• _SOURCE DATA_:
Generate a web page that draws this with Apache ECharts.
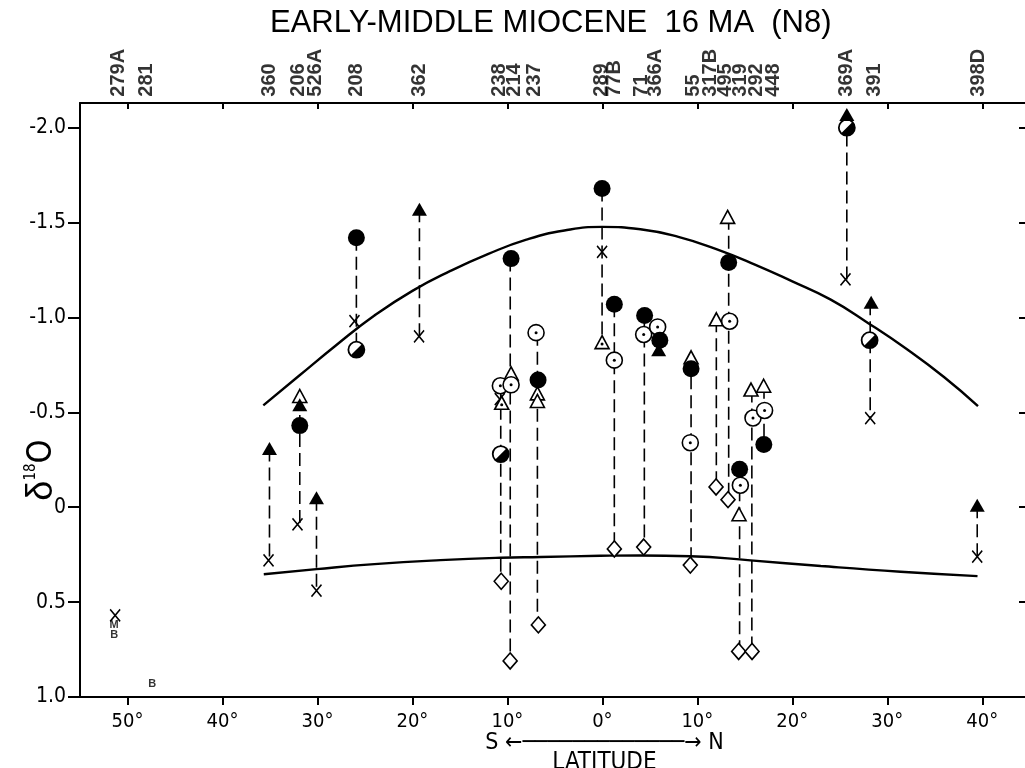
<!DOCTYPE html>
<html><head><meta charset="utf-8">
<script src="https://cdn.jsdelivr.net/npm/echarts@6/dist/echarts.min.js"></script>
<style>html,body{margin:0;padding:0;background:#fff}#c{width:1025px;height:768px}</style>
</head><body><div id="c"></div>
<script>
// ---- data ----
const titleText = 'EARLY-MIDDLE MIOCENE  16 MA  (N8)';
const siteNames = ['279A','281','360','206','526A','208','362','238','214','237','289','77B','71','366A','55','317B','495','319','292','448','369A','391','398D'];
const siteLabelLat = [-50.95,-48,-35.05,-32,-30.2,-25.9,-19.26,-10.85,-9.3,-7.12,-0.14,1.29,4.17,5.61,9.56,11.36,12.98,14.59,16.21,18.0,25.73,28.6,39.56];
const xTicks = [-50,-40,-30,-20,-10,0,10,20,30,40];
const yTicks = [-2.0,-1.5,-1.0,-0.5,0,0.5,1.0];
const yTickLabels = ['-2.0','-1.5','-1.0','-0.5','0','0.5','1.0'];

// upper / lower model curves [lat, d18O]
const upperCurve = [[-35.7,-0.537],[-32,-0.69],[-28,-0.855],[-24,-1.01],[-20,-1.14],[-16,-1.245],[-12,-1.335],[-8,-1.41],[-4,-1.458],[0,-1.477],[4,-1.465],[8,-1.425],[12,-1.36],[16,-1.28],[20,-1.19],[24,-1.095],[28,-0.97],[32,-0.835],[36,-0.685],[39.55,-0.533]];
const lowerCurve = [[-35.65,0.353],[-30.1,0.326],[-24,0.30],[-17.05,0.279],[-10.74,0.266],[-6.5,0.262],[-0.2,0.256],[4,0.254],[9.26,0.258],[15.6,0.28],[23,0.31],[31.4,0.34],[39.5,0.363]];

// dashed site links [lat, top, bottom]
const siteLinks = [[-35.05,-0.31,0.28],[-31.86,-0.586,0.09],[-30.1,-0.05,0.44],[-25.9,-1.42,-0.83],[-19.26,-1.57,-0.90],[-10.7,-0.63,0.39],[-9.7,-1.31,0.81],[-6.84,-0.92,0.62],[-0.03,-1.68,-0.87],[1.26,-1.07,0.22],[4.42,-1.01,0.21],[9.34,-0.79,0.305],[12.0,-0.99,-0.107],[13.3,-1.53,-0.04],[14.45,-0.20,0.76],[15.74,-0.62,0.76],[17.02,-0.64,-0.33],[25.74,-2.07,-1.2],[28.2,-1.08,-0.47],[39.47,-0.01,0.26]];

const filledCircle = [[-31.86,-0.43],[-25.9,-1.42],[-9.61,-1.31],[-6.77,-0.67],[-0.03,-1.68],[1.26,-1.07],[4.45,-1.01],[6.05,-0.88],[9.34,-0.73],[13.3,-1.29],[14.45,-0.20],[17.0,-0.33]];
const halfCircle = [[-25.9,-0.83],[-10.7,-0.28],[25.74,-2.0],[28.14,-0.88]];
const dotCircle = [[-10.74,-0.64],[-9.61,-0.645],[-6.98,-0.92],[1.26,-0.775],[4.35,-0.91],[5.82,-0.95],[9.26,-0.34],[13.4,-0.98],[14.53,-0.116],[15.86,-0.47],[17.08,-0.51]];
const filledTriangle = [[-35.05,-0.31],[-31.86,-0.54],[-30.1,-0.05],[-19.26,-1.57],[5.93,-0.83],[25.74,-2.07],[28.3,-1.08],[39.47,-0.01]];
const openTriangle = [[-31.86,-0.586],[-9.61,-0.705],[-6.84,-0.60],[-6.84,-0.56],[9.34,-0.79],[12.0,-0.99],[13.19,-1.53],[14.39,0.037],[15.65,-0.62],[16.98,-0.64]];
const dotTriangle = [[-10.6,-0.55],[-0.03,-0.87]];
const openDiamond = [[-10.65,0.39],[-9.71,0.81],[-6.74,0.62],[1.26,0.22],[4.35,0.21],[9.26,0.305],[11.97,-0.107],[13.23,-0.04],[14.35,0.76],[15.76,0.76]];
const crossMark = [[-35.15,0.28],[-32.1,0.09],[-30.1,0.44],[-26.1,-0.98],[-19.3,-0.90],[-10.8,-0.57],[-0.03,-1.345],[25.6,-1.2],[28.2,-0.47],[39.47,0.26],[-51.3,0.57]];
const letterMark = [[-51.4,0.62,'M'],[-51.4,0.675,'B'],[-47.4,0.93,'B']];

// ---- chart ----
const NARROW = '"Liberation Sans Narrow","DejaVu Sans Condensed","Liberation Sans",Arial,sans-serif';
const SANS = '"Liberation Sans",Arial,sans-serif';
const BLACK = '#000';
const LABEL_ANCHOR_Y = -2.163; // just above the top frame

const chart = echarts.init(document.getElementById('c'), null, {renderer:'canvas'});
const series = [];

siteLinks.forEach(l => series.push({
  type:'line', data:[[l[0],l[1]],[l[0],l[2]]], showSymbol:false, symbol:'none', silent:true, z:1,
  lineStyle:{color:BLACK, width:1.6, type:[13,6]}
}));
[upperCurve, lowerCurve].forEach(c => series.push({
  type:'line', data:c, showSymbol:false, symbol:'none', smooth:0.5, z:2, silent:true,
  lineStyle:{color:BLACK, width:2.4}
}));
function scat(data, symbol, size, style, z){
  return {type:'scatter', data, symbol, symbolSize:size, itemStyle:Object.assign({opacity:1}, style), z:z||5, silent:true, clip:false};
}
const openStyle = {color:'#fff', borderColor:BLACK, borderWidth:1.6};
series.push(scat(openDiamond,'diamond',[14,16],openStyle,4));
series.push(scat(crossMark,'path://M0 0L10 11M10 0L0 11',[10,12],{color:'transparent',borderColor:BLACK,borderWidth:1.6},4));
series.push(scat(openTriangle.concat(dotTriangle),'triangle',[14,13],openStyle,5));
series.push(scat(dotCircle,'circle',16,openStyle,5));
series.push(scat(halfCircle,'circle',16,{color:'#fff',borderColor:BLACK,borderWidth:1.8},6));
series.push(scat(halfCircle,'path://M0 0L0.01 0Z M20 20L19.99 20Z M17.07 2.93A10 10 0 0 1 2.93 17.07Z',16,{color:BLACK},7));
series.push(scat(filledCircle,'circle',17,{color:BLACK},6));
series.push(scat(filledTriangle,'triangle',[15,13],{color:BLACK},7));
series.push(scat(dotCircle.concat(dotTriangle.map(p=>[p[0],p[1]+0.01])),'circle',3,{color:BLACK},8));
series.push({type:'scatter', data:letterMark, symbolSize:1, itemStyle:{color:'transparent'}, silent:true, clip:false, z:8,
  label:{show:true, position:'inside', formatter:p=>p.value[2], color:BLACK, fontSize:11, fontWeight:'bold', fontFamily:SANS}});
// site labels above the frame
series.push({type:'scatter', data:siteLabelLat.map((lat,i)=>[lat, LABEL_ANCHOR_Y, siteNames[i]]), symbolSize:1,
  itemStyle:{color:'transparent'}, silent:true, clip:false, z:8,
  label:{show:true, position:'inside', rotate:90, align:'left', verticalAlign:'middle', formatter:p=>p.value[2],
    color:BLACK, fontSize:20, fontWeight:'bold', fontFamily:SANS}});

const option = {
  backgroundColor:'#fff',
  animation:false,
  title:{text:titleText, left:270, top:8, padding:0,
    textStyle:{fontSize:31, fontWeight:'normal', color:BLACK, fontFamily:SANS}},
  grid:{left:80, top:103, right:0, bottom:71, outerBoundsMode:'none', containLabel:false},
  xAxis:[{
    type:'value', position:'bottom', min:-55, max:44.5,
    axisLine:{show:true, onZero:false, lineStyle:{color:BLACK, width:2}},
    axisTick:{show:true, customValues:xTicks, length:8, lineStyle:{color:BLACK, width:2}},
    axisLabel:{customValues:xTicks, formatter:v=>Math.abs(v)+'°', color:BLACK, fontSize:20, margin:15, fontFamily:NARROW},
    splitLine:{show:false},
    name:'{t|S ←─────────────→ N}\n{l|LATITUDE}', nameLocation:'middle', nameGap:36, nameMoveOverlap:false,
    nameTextStyle:{padding:[0,0,0,104], align:'center', rich:{
      t:{fontSize:23, color:BLACK, fontFamily:NARROW, lineHeight:20},
      l:{fontSize:24, color:BLACK, fontFamily:NARROW, lineHeight:20}}}
  },{
    type:'value', position:'top', min:-55, max:44.5,
    axisLine:{show:true, onZero:false, lineStyle:{color:BLACK, width:2}},
    axisTick:{show:true, inside:true, customValues:xTicks, length:6, lineStyle:{color:BLACK, width:2}},
    axisLabel:{show:false}, splitLine:{show:false}
  }],
  yAxis:[{
    type:'value', inverse:true, min:-2.13, max:1.0, position:'left',
    axisLine:{show:true, onZero:false, lineStyle:{color:BLACK, width:2}},
    axisTick:{show:true, customValues:yTicks, length:12, lineStyle:{color:BLACK, width:2}},
    axisLabel:{customValues:yTicks, formatter:v=>yTickLabels[yTicks.findIndex(t=>Math.abs(t-v)<1e-6)], color:BLACK, fontSize:21, margin:14, fontFamily:NARROW},
    splitLine:{show:false},
    name:'{d|δ}{s|18}{o|O}', nameLocation:'middle', nameRotate:90, nameGap:20, nameMoveOverlap:false,
    nameTextStyle:{padding:[0,140,0,0], rich:{
      d:{fontSize:36, color:BLACK, fontFamily:SANS},
      s:{fontSize:15, color:BLACK, verticalAlign:'top', fontFamily:NARROW},
      o:{fontSize:34, color:BLACK, fontFamily:NARROW}}}
  },{
    type:'value', inverse:true, min:-2.13, max:1.0, position:'right',
    axisLine:{show:false, onZero:false},
    axisTick:{show:true, inside:true, customValues:yTicks, length:6, lineStyle:{color:BLACK, width:2}},
    axisLabel:{show:false}, splitLine:{show:false}
  }],
  series
};
chart.setOption(option);
</script></body></html>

• _TO BE DONE_:
Go from the first line of the listing to the line holding "yTickLabels = ['-2.0','-1.5','-1.0','-0.5','0','0.5','1.0'];" and, please, transcribe those lines exactly, both included, with no pictures.

• _ANSWER FOR THE TASK_:
Generate a web page that draws this with Apache ECharts.
<!DOCTYPE html>
<html><head><meta charset="utf-8">
<script src="https://cdn.jsdelivr.net/npm/echarts@6/dist/echarts.min.js"></script>
<style>html,body{margin:0;padding:0;background:#fff}#c{width:1025px;height:768px}</style>
</head><body><div id="c"></div>
<script>
// ---- data ----
const titleText = 'EARLY-MIDDLE MIOCENE  16 MA  (N8)';
const siteNames = ['279A','281','360','206','526A','208','362','238','214','237','289','77B','71','366A','55','317B','495','319','292','448','369A','391','398D'];
const siteLabelLat = [-50.95,-48,-35.05,-32,-30.2,-25.9,-19.26,-10.85,-9.3,-7.12,-0.14,1.29,4.17,5.61,9.56,11.36,12.98,14.59,16.21,18.0,25.73,28.6,39.56];
const xTicks = [-50,-40,-30,-20,-10,0,10,20,30,40];
const yTicks = [-2.0,-1.5,-1.0,-0.5,0,0.5,1.0];
const yTickLabels = ['-2.0','-1.5','-1.0','-0.5','0','0.5','1.0'];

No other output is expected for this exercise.